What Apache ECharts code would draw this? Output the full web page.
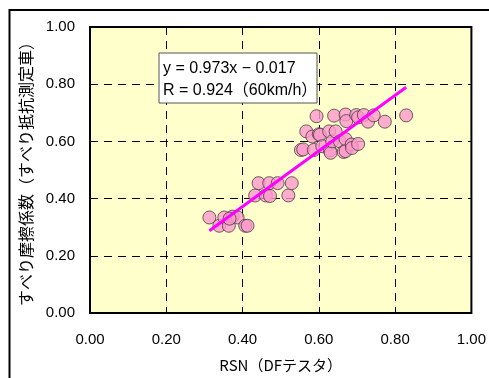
<!DOCTYPE html>
<html>
<head>
<meta charset="utf-8">
<script src="https://cdn.jsdelivr.net/npm/echarts@6/dist/echarts.min.js"></script>
<style>
  html, body { margin: 0; padding: 0; background: #ffffff; }
  #chart { width: 489px; height: 378px; }
</style>
</head>
<body>
<div id="chart"></div>
<script>
// RSN (DF tester) readings
var rsnValues = [
  0.313, 0.339, 0.352, 0.364, 0.374, 0.387, 0.407, 0.413, 0.366,
  0.433, 0.442, 0.461, 0.470, 0.472, 0.492, 0.520, 0.529,
  0.553, 0.559, 0.567, 0.583, 0.587, 0.600, 0.603, 0.609, 0.627, 0.629, 0.631, 0.635, 0.644, 0.655, 0.665, 0.670, 0.670, 0.686, 0.687, 0.703,
  0.594, 0.640, 0.670, 0.672, 0.698, 0.703, 0.718, 0.729, 0.744, 0.773, 0.829
];
// Skid resistance vehicle friction coefficients
var frictionValues = [
  0.334, 0.305, 0.334, 0.305, 0.337, 0.334, 0.305, 0.305, 0.330,
  0.411, 0.454, 0.411, 0.454, 0.409, 0.454, 0.411, 0.454,
  0.570, 0.572, 0.635, 0.617, 0.570, 0.625, 0.623, 0.583, 0.635, 0.568, 0.560, 0.600, 0.635, 0.600, 0.563, 0.608, 0.566, 0.589, 0.577, 0.591,
  0.688, 0.690, 0.694, 0.671, 0.692, 0.684, 0.692, 0.669, 0.691, 0.669, 0.691
];
// Regression line coefficients
var slope = 0.973;
var intercept = -0.017;
var corrR = 0.924;
var axisTicks = [0, 0.2, 0.4, 0.6, 0.8, 1.0];

var points = rsnValues.map(function (x, i) { return [x, frictionValues[i]]; });
var xMin = Math.min.apply(null, rsnValues);
var xMax = Math.max.apply(null, rsnValues);
var fitLine = [[xMin, slope * xMin + intercept], [xMax, slope * xMax + intercept]];

var chart = echarts.init(document.getElementById('chart'), null, { renderer: 'canvas' });
var numFont = 'Liberation Sans, Arial, sans-serif';
var jpFont = 'Noto Sans CJK JP, sans-serif';
var boxFont = '"Liberation Sans", "Noto Sans CJK JP", sans-serif';

chart.setOption({
  animation: false,
  backgroundColor: '#ffffff',
  grid: {
    left: 90, top: 27, width: 383, height: 291,
    show: true, backgroundColor: '#FFFFCC', borderColor: '#000000', borderWidth: 2
  },
  xAxis: {
    type: 'value', min: axisTicks[0], max: axisTicks[axisTicks.length - 1], interval: 0.2,
    name: 'RSN（DFテスタ）', nameLocation: 'middle', nameGap: 45,
    nameTextStyle: { fontFamily: jpFont, fontSize: 15, color: '#000' },
    axisLine: { show: false }, axisTick: { show: false },
    axisLabel: { margin: 19, fontFamily: numFont, fontSize: 15, color: '#000',
      formatter: function (v) { return v.toFixed(2); } },
    splitLine: { show: true, lineStyle: { color: '#000', type: [8, 6], width: 1 } }
  },
  yAxis: {
    type: 'value', min: axisTicks[0], max: axisTicks[axisTicks.length - 1], interval: 0.2,
    name: 'すべり摩擦係数（すべり抵抗測定車）', nameLocation: 'middle', nameGap: 56, nameRotate: 90,
    nameTextStyle: { fontFamily: jpFont, fontSize: 16, color: '#000' },
    axisLine: { show: false }, axisTick: { show: false },
    axisLabel: { margin: 15, fontFamily: numFont, fontSize: 15, color: '#000',
      formatter: function (v) { return v.toFixed(2); } },
    splitLine: { show: true, lineStyle: { color: '#000', type: [8, 6], width: 1 } }
  },
  graphic: [
    { type: 'rect', shape: { x: 9.5, y: 10, width: 490, height: 380 },
      style: { fill: 'none', stroke: '#000', lineWidth: 2 }, z: 0, silent: true },
    { type: 'rect', shape: { x: 159, y: 53, width: 158, height: 50 },
      style: { fill: '#ffffff', stroke: '#555', lineWidth: 1 }, z: 100 },
    { type: 'text', x: 163, y: 69, z: 101,
      style: { text: 'y = ' + slope.toFixed(3) + 'x − ' + Math.abs(intercept).toFixed(3),
        font: '16px ' + boxFont, fill: '#000', verticalAlign: 'middle' } },
    { type: 'text', x: 163, y: 91, z: 101,
      style: { text: 'R = ' + corrR.toFixed(3) + '（60km/h）',
        font: '16px ' + boxFont, fill: '#000', verticalAlign: 'middle' } }
  ],
  series: [
    {
      type: 'scatter', data: points, symbol: 'circle', symbolSize: 13,
      itemStyle: { color: '#FF99CC', borderColor: '#404040', borderWidth: 1 }, z: 2
    },
    {
      type: 'line', data: fitLine, symbol: 'none',
      lineStyle: { color: '#FF00FF', width: 3 }, z: 3
    }
  ]
});
</script>
</body>
</html>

# # # # # # #

## Task to complete
Return all of the data exactly as written, and drop the pictures.

## Finished exercise
What Apache ECharts code would draw this? Output the full web page.
<!DOCTYPE html>
<html>
<head>
<meta charset="utf-8">
<script src="https://cdn.jsdelivr.net/npm/echarts@6/dist/echarts.min.js"></script>
<style>
  html, body { margin: 0; padding: 0; background: #ffffff; }
  #chart { width: 489px; height: 378px; }
</style>
</head>
<body>
<div id="chart"></div>
<script>
// RSN (DF tester) readings
var rsnValues = [
  0.313, 0.339, 0.352, 0.364, 0.374, 0.387, 0.407, 0.413, 0.366,
  0.433, 0.442, 0.461, 0.470, 0.472, 0.492, 0.520, 0.529,
  0.553, 0.559, 0.567, 0.583, 0.587, 0.600, 0.603, 0.609, 0.627, 0.629, 0.631, 0.635, 0.644, 0.655, 0.665, 0.670, 0.670, 0.686, 0.687, 0.703,
  0.594, 0.640, 0.670, 0.672, 0.698, 0.703, 0.718, 0.729, 0.744, 0.773, 0.829
];
// Skid resistance vehicle friction coefficients
var frictionValues = [
  0.334, 0.305, 0.334, 0.305, 0.337, 0.334, 0.305, 0.305, 0.330,
  0.411, 0.454, 0.411, 0.454, 0.409, 0.454, 0.411, 0.454,
  0.570, 0.572, 0.635, 0.617, 0.570, 0.625, 0.623, 0.583, 0.635, 0.568, 0.560, 0.600, 0.635, 0.600, 0.563, 0.608, 0.566, 0.589, 0.577, 0.591,
  0.688, 0.690, 0.694, 0.671, 0.692, 0.684, 0.692, 0.669, 0.691, 0.669, 0.691
];
// Regression line coefficients
var slope = 0.973;
var intercept = -0.017;
var corrR = 0.924;
var axisTicks = [0, 0.2, 0.4, 0.6, 0.8, 1.0];

var points = rsnValues.map(function (x, i) { return [x, frictionValues[i]]; });
var xMin = Math.min.apply(null, rsnValues);
var xMax = Math.max.apply(null, rsnValues);
var fitLine = [[xMin, slope * xMin + intercept], [xMax, slope * xMax + intercept]];

var chart = echarts.init(document.getElementById('chart'), null, { renderer: 'canvas' });
var numFont = 'Liberation Sans, Arial, sans-serif';
var jpFont = 'Noto Sans CJK JP, sans-serif';
var boxFont = '"Liberation Sans", "Noto Sans CJK JP", sans-serif';

chart.setOption({
  animation: false,
  backgroundColor: '#ffffff',
  grid: {
    left: 90, top: 27, width: 383, height: 291,
    show: true, backgroundColor: '#FFFFCC', borderColor: '#000000', borderWidth: 2
  },
  xAxis: {
    type: 'value', min: axisTicks[0], max: axisTicks[axisTicks.length - 1], interval: 0.2,
    name: 'RSN（DFテスタ）', nameLocation: 'middle', nameGap: 45,
    nameTextStyle: { fontFamily: jpFont, fontSize: 15, color: '#000' },
    axisLine: { show: false }, axisTick: { show: false },
    axisLabel: { margin: 19, fontFamily: numFont, fontSize: 15, color: '#000',
      formatter: function (v) { return v.toFixed(2); } },
    splitLine: { show: true, lineStyle: { color: '#000', type: [8, 6], width: 1 } }
  },
  yAxis: {
    type: 'value', min: axisTicks[0], max: axisTicks[axisTicks.length - 1], interval: 0.2,
    name: 'すべり摩擦係数（すべり抵抗測定車）', nameLocation: 'middle', nameGap: 56, nameRotate: 90,
    nameTextStyle: { fontFamily: jpFont, fontSize: 16, color: '#000' },
    axisLine: { show: false }, axisTick: { show: false },
    axisLabel: { margin: 15, fontFamily: numFont, fontSize: 15, color: '#000',
      formatter: function (v) { return v.toFixed(2); } },
    splitLine: { show: true, lineStyle: { color: '#000', type: [8, 6], width: 1 } }
  },
  graphic: [
    { type: 'rect', shape: { x: 9.5, y: 10, width: 490, height: 380 },
      style: { fill: 'none', stroke: '#000', lineWidth: 2 }, z: 0, silent: true },
    { type: 'rect', shape: { x: 159, y: 53, width: 158, height: 50 },
      style: { fill: '#ffffff', stroke: '#555', lineWidth: 1 }, z: 100 },
    { type: 'text', x: 163, y: 69, z: 101,
      style: { text: 'y = ' + slope.toFixed(3) + 'x − ' + Math.abs(intercept).toFixed(3),
        font: '16px ' + boxFont, fill: '#000', verticalAlign: 'middle' } },
    { type: 'text', x: 163, y: 91, z: 101,
      style: { text: 'R = ' + corrR.toFixed(3) + '（60km/h）',
        font: '16px ' + boxFont, fill: '#000', verticalAlign: 'middle' } }
  ],
  series: [
    {
      type: 'scatter', data: points, symbol: 'circle', symbolSize: 13,
      itemStyle: { color: '#FF99CC', borderColor: '#404040', borderWidth: 1 }, z: 2
    },
    {
      type: 'line', data: fitLine, symbol: 'none',
      lineStyle: { color: '#FF00FF', width: 3 }, z: 3
    }
  ]
});
</script>
</body>
</html>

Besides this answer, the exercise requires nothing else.